Suu Kyi, a recently-elected lawmaker herself following her release from house arrest in 2010, was to address British lawmakers later in the 11th-century Westminster Hall, the oldest part of the parliament complex.

She is only the fifth foreign dignitary since World War II to address both houses of parliament in the cavernous hall, following in the footsteps of US President Barack Obama, Pope Benedict XVI, Nelson Mandela and Charles de Gaulle.

The Myanmar opposition leader will also meet with Cameron.

The pair previously met in Myanmar in April when Cameron announced moves to lift sanctions on the Southeast Asian nation in recognition of its moves towards democracy.

On Tuesday, Suu Kyi made an emotional return to Oxford, the southern English city where she studied and brought up the family she would later leave behind.

The 67-year-old said she was deeply moved on Wednesday as she was honoured by Oxford University, where she studied politics, philosophy and economics in the mid-1960s.

"Today has been very moving," Suu Kyi said in a speech after she was presented with an honorary doctorate in civil law in the grand surroundings of Oxford's 17th century Sheldonian Theatre.

"During those difficult years I spent under house arrest I was upheld by my memories of Oxford. They helped me cope with the challenges I had to face," she said.

After her speech she received a standing ovation from an audience of more than 1,000 dons and students from the university.

She was awarded the doctorate in 1993 but, like the Nobel Peace Prize she won in 1991, she was unable to pick it up at the time, fearing that if she left Myanmar she would not be allowed to return.

Suu Kyi spent nearly two decades in Oxford, and brought up her sons Alexander and Kim there with Aris.

When she left for her homeland to care for her dying mother in 1988, she could not have imagined it would be nearly a quarter of a century before she would return.

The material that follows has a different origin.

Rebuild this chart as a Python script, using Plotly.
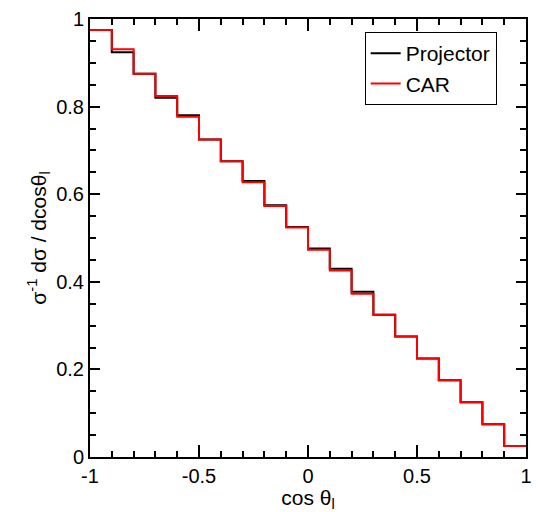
import plotly.graph_objects as go

bin_edges = [-1.0, -0.9, -0.8, -0.7, -0.6, -0.5, -0.4, -0.3, -0.2, -0.1,
             0.0, 0.1, 0.2, 0.3, 0.4, 0.5, 0.6, 0.7, 0.8, 0.9, 1.0]
projector = [0.975, 0.924, 0.875, 0.820, 0.780, 0.725, 0.675, 0.630, 0.575, 0.525,
             0.476, 0.430, 0.377, 0.325, 0.275, 0.225, 0.175, 0.125, 0.075, 0.025]
car = [0.975, 0.931, 0.875, 0.824, 0.777, 0.725, 0.675, 0.627, 0.573, 0.524,
       0.473, 0.426, 0.373, 0.325, 0.275, 0.225, 0.175, 0.125, 0.075, 0.025]

x_ticks = [-1, -0.5, 0, 0.5, 1]
x_ticktext = ["-1", "-0.5", "0", "0.5", "1"]
y_ticks = [0, 0.2, 0.4, 0.6, 0.8, 1]
y_ticktext = ["0", "0.2", "0.4", "0.6", "0.8", "1"]

FONT = "Liberation Sans, Arial, sans-serif"

fig = go.Figure()
fig.add_trace(go.Scatter(x=bin_edges, y=projector + [projector[-1]], mode="lines",
                         line=dict(color="black", width=2, shape="hv"), name="Projector"))
fig.add_trace(go.Scatter(x=bin_edges, y=car + [car[-1]], mode="lines",
                         line=dict(color="#ff0000", width=2, shape="hv"), name="CAR"))

axis_common = dict(showline=True, linecolor="black", linewidth=2, mirror="allticks",
                   ticks="inside", tickcolor="black", tickwidth=1.5,
                   showgrid=False, zeroline=False, ticklabeloverflow="allow",
                   tickfont=dict(family=FONT, size=20, color="black"))

fig.update_xaxes(range=[-1, 1], tickvals=x_ticks, ticktext=x_ticktext, ticklen=12,
                 minor=dict(dtick=0.1, ticks="inside", ticklen=6, tickcolor="black", tickwidth=1.5),
                 title=dict(text="cos θ<sub>l</sub>", font=dict(family=FONT, size=21, color="black"), standoff=2),
                 **axis_common)
fig.update_yaxes(range=[0, 1], tickvals=y_ticks, ticktext=y_ticktext, ticklen=10,
                 minor=dict(dtick=0.05, ticks="inside", ticklen=6, tickcolor="black", tickwidth=1.5),
                 title=dict(text="σ<sup>-1</sup> dσ / dcosθ<sub>l</sub>", font=dict(family=FONT, size=21, color="black"), standoff=4),
                 **axis_common)

fig.update_layout(
    width=540, height=512,
    margin=dict(l=90, r=8, t=16, b=53),
    paper_bgcolor="white", plot_bgcolor="white",
    showlegend=True,
    legend=dict(x=0.63, y=0.97, xanchor="left", yanchor="top",
                bordercolor="black", borderwidth=1, bgcolor="white",
                font=dict(family=FONT, size=21, color="black"),
                tracegroupgap=0),
)

fig.write_html("out.html", config={"displayModeBar": False},
               post_script="document.body.style.margin='0';")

She only saw her husband and two sons a handful of times in the intervening years. When her husband was dying he urged her to remain in Myanmar and pursue her struggle.

She was released from house arrest in November 2010 and is now a member of parliament.

"The road ahead is not going to be easy, but Oxford, I know, expects the best of its own," she said in her speech.

Suu Kyi will head to France on June 26 for the last leg of her European tour, following a rockstar welcome from cheering crowds in Ireland, Norway and Switzerland.

On Saturday, she finally delivered her Nobel Peace Prize speech in Oslo, 21 years after winning the award while under house arrest.

Her visit to Britain has been clouded by continued violence in western Myanmar where dozens of people have been killed and an estimated 90,000 people have fled clashes between Buddhist Rakhines and stateless Muslim Rohingya.